◆ **PROBLEM**
Hand back each line, unchanged, from the top down to the line where "type Pt = [number, number];" sits.

◆ **THE RECORDS**
Begin

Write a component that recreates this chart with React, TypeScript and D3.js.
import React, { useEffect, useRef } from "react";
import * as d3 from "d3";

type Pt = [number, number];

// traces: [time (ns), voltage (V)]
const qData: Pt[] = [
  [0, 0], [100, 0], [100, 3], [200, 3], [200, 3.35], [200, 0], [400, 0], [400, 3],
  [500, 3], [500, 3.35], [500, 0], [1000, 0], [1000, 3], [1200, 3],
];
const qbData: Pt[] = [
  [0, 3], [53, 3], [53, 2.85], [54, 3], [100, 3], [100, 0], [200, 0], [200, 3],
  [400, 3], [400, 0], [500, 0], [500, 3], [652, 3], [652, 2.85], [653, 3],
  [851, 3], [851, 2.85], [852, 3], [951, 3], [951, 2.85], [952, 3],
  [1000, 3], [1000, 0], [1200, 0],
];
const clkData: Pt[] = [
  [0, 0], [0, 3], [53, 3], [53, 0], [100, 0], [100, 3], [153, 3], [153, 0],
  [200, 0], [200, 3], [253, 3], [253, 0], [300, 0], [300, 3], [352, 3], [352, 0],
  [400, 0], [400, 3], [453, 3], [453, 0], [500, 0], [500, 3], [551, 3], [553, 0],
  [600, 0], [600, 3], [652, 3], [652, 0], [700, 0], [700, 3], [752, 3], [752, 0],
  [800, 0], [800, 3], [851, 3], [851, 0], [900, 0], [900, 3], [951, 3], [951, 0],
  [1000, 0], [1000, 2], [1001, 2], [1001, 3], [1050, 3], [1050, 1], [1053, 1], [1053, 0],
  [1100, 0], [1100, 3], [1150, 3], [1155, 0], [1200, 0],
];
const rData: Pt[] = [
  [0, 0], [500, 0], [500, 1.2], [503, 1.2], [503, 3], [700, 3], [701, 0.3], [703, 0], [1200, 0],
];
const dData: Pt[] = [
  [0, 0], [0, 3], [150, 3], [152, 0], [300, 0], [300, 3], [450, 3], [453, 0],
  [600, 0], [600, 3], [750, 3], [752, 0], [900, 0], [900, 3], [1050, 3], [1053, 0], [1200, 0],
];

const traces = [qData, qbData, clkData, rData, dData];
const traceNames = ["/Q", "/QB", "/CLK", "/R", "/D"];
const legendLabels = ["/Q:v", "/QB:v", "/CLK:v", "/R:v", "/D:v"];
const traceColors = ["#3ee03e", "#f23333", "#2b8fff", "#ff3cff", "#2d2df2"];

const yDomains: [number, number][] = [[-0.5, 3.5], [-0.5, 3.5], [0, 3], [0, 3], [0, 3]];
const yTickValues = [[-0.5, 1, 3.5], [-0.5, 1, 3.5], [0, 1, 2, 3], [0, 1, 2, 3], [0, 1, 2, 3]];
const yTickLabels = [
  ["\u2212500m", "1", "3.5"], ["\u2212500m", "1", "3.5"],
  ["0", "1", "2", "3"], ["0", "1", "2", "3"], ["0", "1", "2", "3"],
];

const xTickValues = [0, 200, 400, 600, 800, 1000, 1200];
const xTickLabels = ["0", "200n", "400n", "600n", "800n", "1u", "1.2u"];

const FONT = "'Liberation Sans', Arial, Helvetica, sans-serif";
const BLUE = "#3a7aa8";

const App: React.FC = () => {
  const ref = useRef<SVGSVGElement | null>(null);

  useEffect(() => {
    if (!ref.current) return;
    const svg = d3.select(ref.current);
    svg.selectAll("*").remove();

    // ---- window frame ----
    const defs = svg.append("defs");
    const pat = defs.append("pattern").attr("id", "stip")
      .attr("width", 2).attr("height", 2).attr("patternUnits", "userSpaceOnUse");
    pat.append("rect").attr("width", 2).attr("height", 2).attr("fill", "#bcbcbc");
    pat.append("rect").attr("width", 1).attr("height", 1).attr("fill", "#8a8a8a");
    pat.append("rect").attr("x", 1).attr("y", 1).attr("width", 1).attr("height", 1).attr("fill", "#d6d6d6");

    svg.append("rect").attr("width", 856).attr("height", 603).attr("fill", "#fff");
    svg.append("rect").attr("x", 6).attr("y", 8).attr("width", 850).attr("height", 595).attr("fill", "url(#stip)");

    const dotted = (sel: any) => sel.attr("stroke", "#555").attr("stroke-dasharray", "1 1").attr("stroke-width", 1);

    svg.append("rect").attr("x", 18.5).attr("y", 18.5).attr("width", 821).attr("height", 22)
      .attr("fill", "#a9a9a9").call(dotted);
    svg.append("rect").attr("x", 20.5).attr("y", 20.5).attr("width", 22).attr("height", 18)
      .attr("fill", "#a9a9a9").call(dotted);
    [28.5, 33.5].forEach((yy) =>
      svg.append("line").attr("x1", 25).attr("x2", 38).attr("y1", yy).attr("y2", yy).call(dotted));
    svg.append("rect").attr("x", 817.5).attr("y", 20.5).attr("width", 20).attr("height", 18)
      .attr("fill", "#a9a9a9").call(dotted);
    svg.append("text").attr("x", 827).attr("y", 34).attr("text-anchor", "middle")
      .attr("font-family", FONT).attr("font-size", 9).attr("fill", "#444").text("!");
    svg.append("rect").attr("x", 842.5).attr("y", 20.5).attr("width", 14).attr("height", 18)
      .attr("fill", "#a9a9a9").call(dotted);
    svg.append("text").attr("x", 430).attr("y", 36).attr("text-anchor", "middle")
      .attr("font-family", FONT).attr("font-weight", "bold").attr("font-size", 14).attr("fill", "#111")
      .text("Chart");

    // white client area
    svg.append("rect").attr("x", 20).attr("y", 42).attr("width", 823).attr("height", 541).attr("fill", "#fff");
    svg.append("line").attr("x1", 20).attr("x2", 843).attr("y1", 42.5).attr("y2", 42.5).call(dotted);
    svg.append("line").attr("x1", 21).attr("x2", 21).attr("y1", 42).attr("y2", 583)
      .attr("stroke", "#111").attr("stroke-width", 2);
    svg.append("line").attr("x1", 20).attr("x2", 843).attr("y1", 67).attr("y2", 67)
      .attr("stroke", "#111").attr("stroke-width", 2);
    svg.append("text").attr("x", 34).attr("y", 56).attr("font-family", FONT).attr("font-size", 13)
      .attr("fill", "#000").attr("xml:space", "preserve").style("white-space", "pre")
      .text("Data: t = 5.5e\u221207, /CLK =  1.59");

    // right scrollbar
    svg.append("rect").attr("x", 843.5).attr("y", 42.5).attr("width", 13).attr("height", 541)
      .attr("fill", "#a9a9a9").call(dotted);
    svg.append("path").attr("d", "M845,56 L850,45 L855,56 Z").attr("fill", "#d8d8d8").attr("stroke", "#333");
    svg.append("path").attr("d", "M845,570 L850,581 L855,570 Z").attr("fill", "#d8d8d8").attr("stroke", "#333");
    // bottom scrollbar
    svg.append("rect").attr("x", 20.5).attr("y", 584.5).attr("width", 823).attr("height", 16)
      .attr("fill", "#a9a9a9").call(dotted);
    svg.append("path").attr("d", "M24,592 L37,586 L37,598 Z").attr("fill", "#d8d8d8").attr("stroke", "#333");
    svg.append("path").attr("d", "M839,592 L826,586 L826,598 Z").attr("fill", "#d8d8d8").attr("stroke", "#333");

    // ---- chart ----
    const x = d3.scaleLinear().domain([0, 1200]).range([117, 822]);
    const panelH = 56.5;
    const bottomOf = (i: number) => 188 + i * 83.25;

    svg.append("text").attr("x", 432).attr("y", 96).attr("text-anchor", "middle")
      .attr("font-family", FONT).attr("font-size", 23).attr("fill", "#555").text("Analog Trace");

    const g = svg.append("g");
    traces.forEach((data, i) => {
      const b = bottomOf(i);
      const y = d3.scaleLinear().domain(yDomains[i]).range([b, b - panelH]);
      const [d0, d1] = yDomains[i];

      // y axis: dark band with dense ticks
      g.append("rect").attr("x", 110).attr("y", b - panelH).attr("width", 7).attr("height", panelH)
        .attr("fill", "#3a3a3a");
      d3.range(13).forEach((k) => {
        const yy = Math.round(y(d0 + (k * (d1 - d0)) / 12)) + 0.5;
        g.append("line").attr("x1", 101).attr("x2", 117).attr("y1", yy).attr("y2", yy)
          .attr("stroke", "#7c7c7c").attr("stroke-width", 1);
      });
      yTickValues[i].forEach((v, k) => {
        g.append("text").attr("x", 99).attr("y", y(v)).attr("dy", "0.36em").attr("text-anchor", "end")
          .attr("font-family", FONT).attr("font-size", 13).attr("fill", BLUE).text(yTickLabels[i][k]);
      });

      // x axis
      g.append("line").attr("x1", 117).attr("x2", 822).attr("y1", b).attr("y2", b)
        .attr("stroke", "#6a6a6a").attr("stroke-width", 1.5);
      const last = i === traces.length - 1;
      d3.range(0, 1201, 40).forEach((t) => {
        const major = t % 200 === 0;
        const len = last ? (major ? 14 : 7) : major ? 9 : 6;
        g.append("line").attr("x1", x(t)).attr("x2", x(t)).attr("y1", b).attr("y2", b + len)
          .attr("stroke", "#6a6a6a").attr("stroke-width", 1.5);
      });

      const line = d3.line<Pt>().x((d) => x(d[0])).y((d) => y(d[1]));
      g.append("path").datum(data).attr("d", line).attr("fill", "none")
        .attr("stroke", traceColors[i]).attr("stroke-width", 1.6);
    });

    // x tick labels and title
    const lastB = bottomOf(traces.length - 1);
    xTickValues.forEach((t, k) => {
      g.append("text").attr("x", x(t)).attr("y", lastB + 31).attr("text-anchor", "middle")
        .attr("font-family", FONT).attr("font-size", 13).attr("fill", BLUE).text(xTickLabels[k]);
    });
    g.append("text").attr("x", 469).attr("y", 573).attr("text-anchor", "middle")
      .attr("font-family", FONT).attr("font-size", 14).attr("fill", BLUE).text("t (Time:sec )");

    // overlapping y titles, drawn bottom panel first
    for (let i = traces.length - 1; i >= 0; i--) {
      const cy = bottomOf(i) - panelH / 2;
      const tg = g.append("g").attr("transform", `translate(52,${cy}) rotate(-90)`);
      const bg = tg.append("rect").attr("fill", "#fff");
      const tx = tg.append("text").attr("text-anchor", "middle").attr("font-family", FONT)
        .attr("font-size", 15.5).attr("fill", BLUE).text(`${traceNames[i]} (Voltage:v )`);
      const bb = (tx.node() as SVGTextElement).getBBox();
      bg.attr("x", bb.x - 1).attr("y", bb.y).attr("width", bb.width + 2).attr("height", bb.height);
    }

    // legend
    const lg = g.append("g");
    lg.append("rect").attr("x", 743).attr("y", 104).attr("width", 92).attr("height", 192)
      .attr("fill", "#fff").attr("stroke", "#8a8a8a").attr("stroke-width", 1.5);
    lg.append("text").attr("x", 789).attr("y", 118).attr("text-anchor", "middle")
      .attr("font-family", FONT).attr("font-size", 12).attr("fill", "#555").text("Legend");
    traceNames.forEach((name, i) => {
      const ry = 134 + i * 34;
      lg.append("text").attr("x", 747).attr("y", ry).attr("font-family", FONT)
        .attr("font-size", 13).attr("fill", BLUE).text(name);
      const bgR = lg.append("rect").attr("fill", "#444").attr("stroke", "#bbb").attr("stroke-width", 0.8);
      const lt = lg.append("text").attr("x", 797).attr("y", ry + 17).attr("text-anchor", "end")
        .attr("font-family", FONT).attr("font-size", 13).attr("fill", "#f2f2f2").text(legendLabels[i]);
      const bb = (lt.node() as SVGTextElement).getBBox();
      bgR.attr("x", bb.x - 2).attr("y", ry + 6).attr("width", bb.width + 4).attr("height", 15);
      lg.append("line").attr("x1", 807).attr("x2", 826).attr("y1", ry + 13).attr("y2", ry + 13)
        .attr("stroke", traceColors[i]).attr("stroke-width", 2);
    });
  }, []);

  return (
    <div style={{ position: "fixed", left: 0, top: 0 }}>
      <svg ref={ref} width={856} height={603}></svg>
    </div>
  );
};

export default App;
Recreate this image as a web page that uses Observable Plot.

End

◆ **PROBLEM SOLUTION**
Write a component that recreates this chart with React, TypeScript and D3.js.
import React, { useEffect, useRef } from "react";
import * as d3 from "d3";

type Pt = [number, number];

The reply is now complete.